In the Bible, Salome is a flat, two-dimensional figure, merely doing another’s bidding, but writers and artists have frequently attempted to fill in her character—and flesh out her body. Guercino wasn’t the only or the last artist to depict Salome as interested in John the Baptist, independent of her mother’s spite. In 1891, the Irish-born symbolist writer Oscar Wilde penned the one-act play Salome, which depicts her as a narcissistic psychopath who demands John’s head in retaliation for his rejection of her sexual advances (her mother’s slandered honor is low on her list of priorities). Wilde scholar Jess Sully describes his Salome’s lustful and deadly obsession as “a warped, corrupted version of true love in the Biblical tradition.”
Wilde’s casting of Salome as a sexualized figure was nothing new.

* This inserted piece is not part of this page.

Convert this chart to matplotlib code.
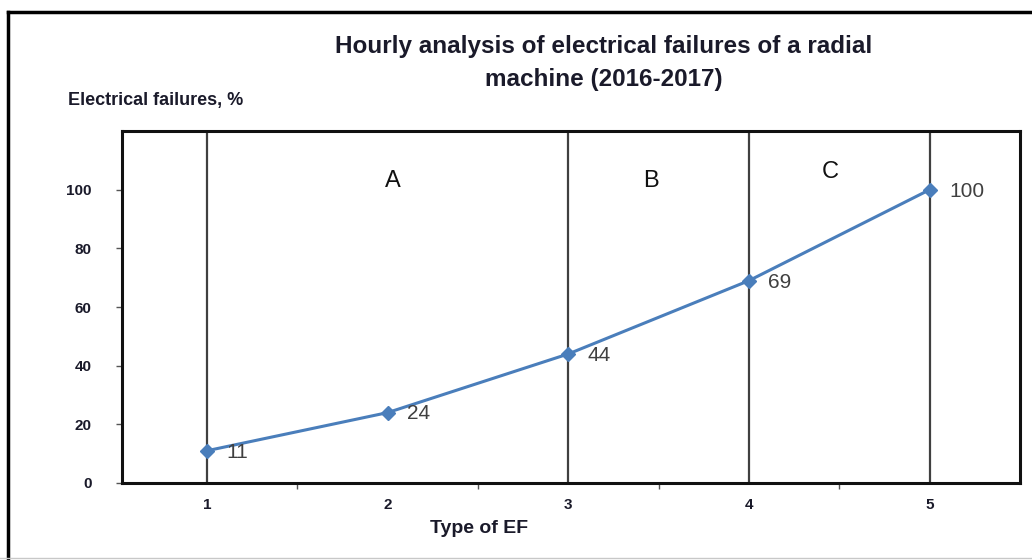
import matplotlib
matplotlib.use("Agg")
import matplotlib.pyplot as plt
from matplotlib.lines import Line2D

# ----- DATA -----
ef_types = [1, 2, 3, 4, 5]
failures_pct = [11, 24, 44, 69, 100]
zone_bounds = [1, 3, 4, 5]
zone_names = ["A", "B", "C"]
zone_label_x = [2.03, 3.46, 4.45]
zone_label_y = [103, 103, 106]
y_ticks = [0, 20, 40, 60, 80, 100]

plt.rcParams["font.family"] = ["Liberation Sans", "DejaVu Sans"]

fig = plt.figure(figsize=(10.32, 5.6), dpi=100)
ax = fig.add_axes([0.1182, 0.1375, 0.8702, 0.6285])

# zone separators
for xb in zone_bounds:
    ax.axvline(xb, color="#404040", lw=1.6, zorder=1)

# main line
ax.plot(ef_types, failures_pct, color="#4A7EBB", lw=2.2, marker="D",
        markersize=7.5, zorder=3)

for x, y in zip(ef_types, failures_pct):
    ax.annotate(str(y), (x, y), xytext=(14, -1), textcoords="offset points",
                ha="left", va="center", fontsize=15, color="#404040")

for name, x, y in zip(zone_names, zone_label_x, zone_label_y):
    ax.text(x, y, name, ha="center", va="center", fontsize=17, color="#111111")

ax.set_xlim(0.53, 5.5)
ax.set_ylim(0, 120)

ax.set_yticks(y_ticks)
ax.set_yticklabels([str(v) for v in y_ticks], fontsize=11, fontweight="bold",
                   color="#1a1a2a")
ax.tick_params(axis="y", length=4, width=1, color="#555555", pad=18)

ax.set_xticks(ef_types)
ax.set_xticklabels([str(v) for v in ef_types], fontsize=11, fontweight="bold",
                   color="#1a1a2a")
ax.set_xticks([1.5, 2.5, 3.5, 4.5], minor=True)
ax.tick_params(axis="x", which="major", length=0, pad=11)
ax.tick_params(axis="x", which="minor", length=4, width=1, color="#555555")

for side in ["left", "right", "top", "bottom"]:
    ax.spines[side].set_linewidth(2.2)
    ax.spines[side].set_color("#111111")

ax.set_xlabel("Type of EF", fontsize=14, fontweight="bold", color="#1a1a2a")
ax.xaxis.set_label_coords(0.398, -0.105)

fig.text(68 / 1032, 1 - 100 / 560, "Electrical failures, %", fontsize=13,
         fontweight="bold", color="#1a1a2a", ha="left", va="center")

fig.text(604 / 1032, 1 - 47 / 560,
         "Hourly analysis of electrical failures of a radial", fontsize=17.5,
         fontweight="bold", color="#1a1a2a", ha="center", va="center")
fig.text(604 / 1032, 1 - 80 / 560, "machine (2016-2017)", fontsize=17.5,
         fontweight="bold", color="#1a1a2a", ha="center", va="center")

# outer frame
fig.add_artist(Line2D([8 / 1032, 8 / 1032], [0, 1 - 12 / 560], color="black",
                      lw=2.5, transform=fig.transFigure))
fig.add_artist(Line2D([8 / 1032, 1], [1 - 12 / 560, 1 - 12 / 560],
                      color="black", lw=2.5, transform=fig.transFigure))
fig.add_artist(Line2D([0, 1], [2 / 560, 2 / 560], color="#c8c8c8", lw=1,
                      transform=fig.transFigure))

fig.savefig("out.png", dpi=100)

In fact, as Christiane Klapisch-Zuber and Susan Emanuel point out, representations of her as a seductress go back to at least the twelfth century, when she was depicted with an arched, impossibly contorted body.
“Since exaggeration of movement in dancing was seen to betray its socially and morally reprehensible character, this is the way in which many artists tried to suggest the sinister aspects of Salome’s story and character,” they note.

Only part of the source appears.